Pipe lining prepares site for new Tesla showroom

Remote access pipe lining delivered by Lanes Group plc has been selected as a sustainable way to refurbish drains beneath a showroom for the world’s most well-known electric cars.

Drainage engineers from the Lanes West London depot have carried out the ‘no dig’ lining work to rehabilitate drains at the site of the new Tesla showroom and service centre in Reading, Berkshire.

A total of 30 remote structural repairs, also known as patch liners, were installed in the drains to repair a range of defects, including cracking and displaced pipe joints. Drains with diameters of 150mm, 225mm and 300mm were rehabilitated in this way.

Before

The pipe rehabilitation was an essential part of ground works that ensured drainage systems across the site were fit for purpose during the first phase of the construction programme.

Lanes, the UK’s largest independent drainage and wastewater specialist, carried out the patch lining work on behalf of architectural design agency Fresh Design.

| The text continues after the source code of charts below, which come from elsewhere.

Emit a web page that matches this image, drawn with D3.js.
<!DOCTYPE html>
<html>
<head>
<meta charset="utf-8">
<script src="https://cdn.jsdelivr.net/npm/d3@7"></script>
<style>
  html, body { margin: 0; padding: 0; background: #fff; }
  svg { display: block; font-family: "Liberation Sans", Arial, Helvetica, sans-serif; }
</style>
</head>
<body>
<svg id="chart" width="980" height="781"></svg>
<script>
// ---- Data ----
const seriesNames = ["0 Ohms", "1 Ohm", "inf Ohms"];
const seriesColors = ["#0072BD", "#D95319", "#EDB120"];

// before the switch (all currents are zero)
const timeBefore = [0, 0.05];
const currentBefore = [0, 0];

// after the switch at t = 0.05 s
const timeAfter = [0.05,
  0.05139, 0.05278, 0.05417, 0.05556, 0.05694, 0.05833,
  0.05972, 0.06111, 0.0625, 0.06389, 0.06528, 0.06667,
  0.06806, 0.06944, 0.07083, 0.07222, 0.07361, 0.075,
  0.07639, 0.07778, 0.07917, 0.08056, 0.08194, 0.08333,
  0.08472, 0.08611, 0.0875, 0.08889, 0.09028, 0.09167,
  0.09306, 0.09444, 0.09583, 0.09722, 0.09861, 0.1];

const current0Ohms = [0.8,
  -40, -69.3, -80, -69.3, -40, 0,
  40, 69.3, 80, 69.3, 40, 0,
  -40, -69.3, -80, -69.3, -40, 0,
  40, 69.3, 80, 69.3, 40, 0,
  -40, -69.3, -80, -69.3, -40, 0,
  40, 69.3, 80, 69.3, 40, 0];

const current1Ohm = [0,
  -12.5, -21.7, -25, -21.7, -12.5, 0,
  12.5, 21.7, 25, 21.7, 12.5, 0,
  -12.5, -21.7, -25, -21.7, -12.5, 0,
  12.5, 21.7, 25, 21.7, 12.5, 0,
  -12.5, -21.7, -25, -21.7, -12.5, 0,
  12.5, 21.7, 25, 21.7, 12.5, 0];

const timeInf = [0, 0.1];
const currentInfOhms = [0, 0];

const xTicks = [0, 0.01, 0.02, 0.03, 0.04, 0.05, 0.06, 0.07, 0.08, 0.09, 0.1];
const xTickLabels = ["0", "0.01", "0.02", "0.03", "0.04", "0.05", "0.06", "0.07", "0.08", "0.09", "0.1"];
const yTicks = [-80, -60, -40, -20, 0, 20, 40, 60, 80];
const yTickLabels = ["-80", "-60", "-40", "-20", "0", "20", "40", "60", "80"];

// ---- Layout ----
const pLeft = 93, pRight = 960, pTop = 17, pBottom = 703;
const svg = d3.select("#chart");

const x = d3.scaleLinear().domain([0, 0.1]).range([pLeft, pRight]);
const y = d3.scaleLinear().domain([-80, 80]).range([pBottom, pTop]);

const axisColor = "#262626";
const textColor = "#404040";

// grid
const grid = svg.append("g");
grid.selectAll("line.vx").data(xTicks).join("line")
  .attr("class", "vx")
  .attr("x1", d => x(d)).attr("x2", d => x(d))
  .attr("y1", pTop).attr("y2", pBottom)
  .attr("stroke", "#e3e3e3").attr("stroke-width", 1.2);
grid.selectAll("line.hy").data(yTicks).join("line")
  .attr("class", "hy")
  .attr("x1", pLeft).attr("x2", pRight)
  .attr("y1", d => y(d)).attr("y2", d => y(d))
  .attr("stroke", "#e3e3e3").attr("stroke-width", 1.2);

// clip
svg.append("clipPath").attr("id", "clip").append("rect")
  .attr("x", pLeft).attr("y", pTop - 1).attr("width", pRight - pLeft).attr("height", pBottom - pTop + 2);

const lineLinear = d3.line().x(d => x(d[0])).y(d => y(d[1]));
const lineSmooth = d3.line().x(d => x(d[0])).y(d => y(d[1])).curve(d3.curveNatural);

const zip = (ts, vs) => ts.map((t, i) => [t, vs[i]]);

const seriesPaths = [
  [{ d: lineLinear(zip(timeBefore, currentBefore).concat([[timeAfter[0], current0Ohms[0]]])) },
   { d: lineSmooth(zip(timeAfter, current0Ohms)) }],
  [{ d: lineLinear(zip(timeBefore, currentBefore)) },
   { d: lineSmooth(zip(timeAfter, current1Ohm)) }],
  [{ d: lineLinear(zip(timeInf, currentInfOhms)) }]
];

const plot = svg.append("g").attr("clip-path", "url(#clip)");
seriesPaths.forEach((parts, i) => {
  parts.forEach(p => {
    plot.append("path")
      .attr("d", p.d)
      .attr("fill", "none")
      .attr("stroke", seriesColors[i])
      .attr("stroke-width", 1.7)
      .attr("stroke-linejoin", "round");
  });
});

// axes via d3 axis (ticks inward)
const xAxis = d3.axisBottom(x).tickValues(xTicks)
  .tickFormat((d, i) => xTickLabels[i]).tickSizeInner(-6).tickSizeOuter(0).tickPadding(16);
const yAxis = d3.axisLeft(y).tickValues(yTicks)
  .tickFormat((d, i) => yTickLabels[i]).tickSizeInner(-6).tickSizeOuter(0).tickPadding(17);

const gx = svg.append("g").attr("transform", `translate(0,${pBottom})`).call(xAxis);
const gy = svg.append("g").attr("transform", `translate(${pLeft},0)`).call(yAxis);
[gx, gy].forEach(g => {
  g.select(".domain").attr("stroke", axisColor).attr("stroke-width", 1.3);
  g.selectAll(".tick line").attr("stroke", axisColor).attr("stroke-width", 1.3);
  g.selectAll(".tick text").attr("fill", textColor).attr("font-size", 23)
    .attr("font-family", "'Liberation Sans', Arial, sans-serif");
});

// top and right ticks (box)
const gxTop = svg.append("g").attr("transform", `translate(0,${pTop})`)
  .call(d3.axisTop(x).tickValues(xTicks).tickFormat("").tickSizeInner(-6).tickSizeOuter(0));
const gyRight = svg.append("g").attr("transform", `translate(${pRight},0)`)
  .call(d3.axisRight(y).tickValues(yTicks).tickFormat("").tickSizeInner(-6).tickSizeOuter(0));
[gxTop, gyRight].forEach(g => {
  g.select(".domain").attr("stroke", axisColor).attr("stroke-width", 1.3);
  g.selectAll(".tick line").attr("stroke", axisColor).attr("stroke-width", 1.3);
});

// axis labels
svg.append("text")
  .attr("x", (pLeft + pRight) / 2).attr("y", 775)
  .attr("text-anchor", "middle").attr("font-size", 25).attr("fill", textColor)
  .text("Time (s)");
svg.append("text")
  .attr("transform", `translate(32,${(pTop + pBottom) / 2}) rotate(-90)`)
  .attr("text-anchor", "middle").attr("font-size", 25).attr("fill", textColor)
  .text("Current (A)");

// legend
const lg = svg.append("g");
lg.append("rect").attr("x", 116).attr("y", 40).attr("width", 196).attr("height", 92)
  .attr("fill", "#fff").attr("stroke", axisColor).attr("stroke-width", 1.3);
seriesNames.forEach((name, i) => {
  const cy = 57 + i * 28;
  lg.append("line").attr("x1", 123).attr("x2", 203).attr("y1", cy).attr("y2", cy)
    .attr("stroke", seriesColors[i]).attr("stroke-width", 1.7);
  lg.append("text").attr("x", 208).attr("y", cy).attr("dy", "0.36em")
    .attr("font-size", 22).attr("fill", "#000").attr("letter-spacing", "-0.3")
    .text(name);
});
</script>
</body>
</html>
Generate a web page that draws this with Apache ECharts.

Oliver Sandrove, Area Development Manager for the Lanes West London depot, said: “We were delighted to have been selected by Fresh Design to complete this important drain lining project.

“Lining defective underground pipes is far more sustainable, safer, cost-effective and faster to complete than excavating and replacing them with new ones and delivers an equally robust and long-lasting solution.

“The movement of heavy vehicles over the site had contributed to the defects. The patch lined sections how have a design life of 50 years and our solution had the lowest possible carbon footprint.”

Patch lining uses cured in place pipe (CIPP) lining to refurbish and strengthen sections of pipe, usually up to 1.5 metres long.

A piece of glass-reinforced plastic fibre is impregnated with resin and then wrapped around an inflatable rubber packer to create a tube. The packer is guided to the defective section in the pipe on the end of a flexible rod, or pulled into place with a rope.

After

Once the packer is inflated with compressed air, it is left to cure in ambient temperature. The packer can then be withdrawn, leaving a new pipe-within-a-pipe in place.

Tesla is the fastest-growing car manufacturer in the world. Its vehicles are at the forefront of a transport revolution to reduce carbon emissions as a vital contribution to the effort to control human-influenced climate change.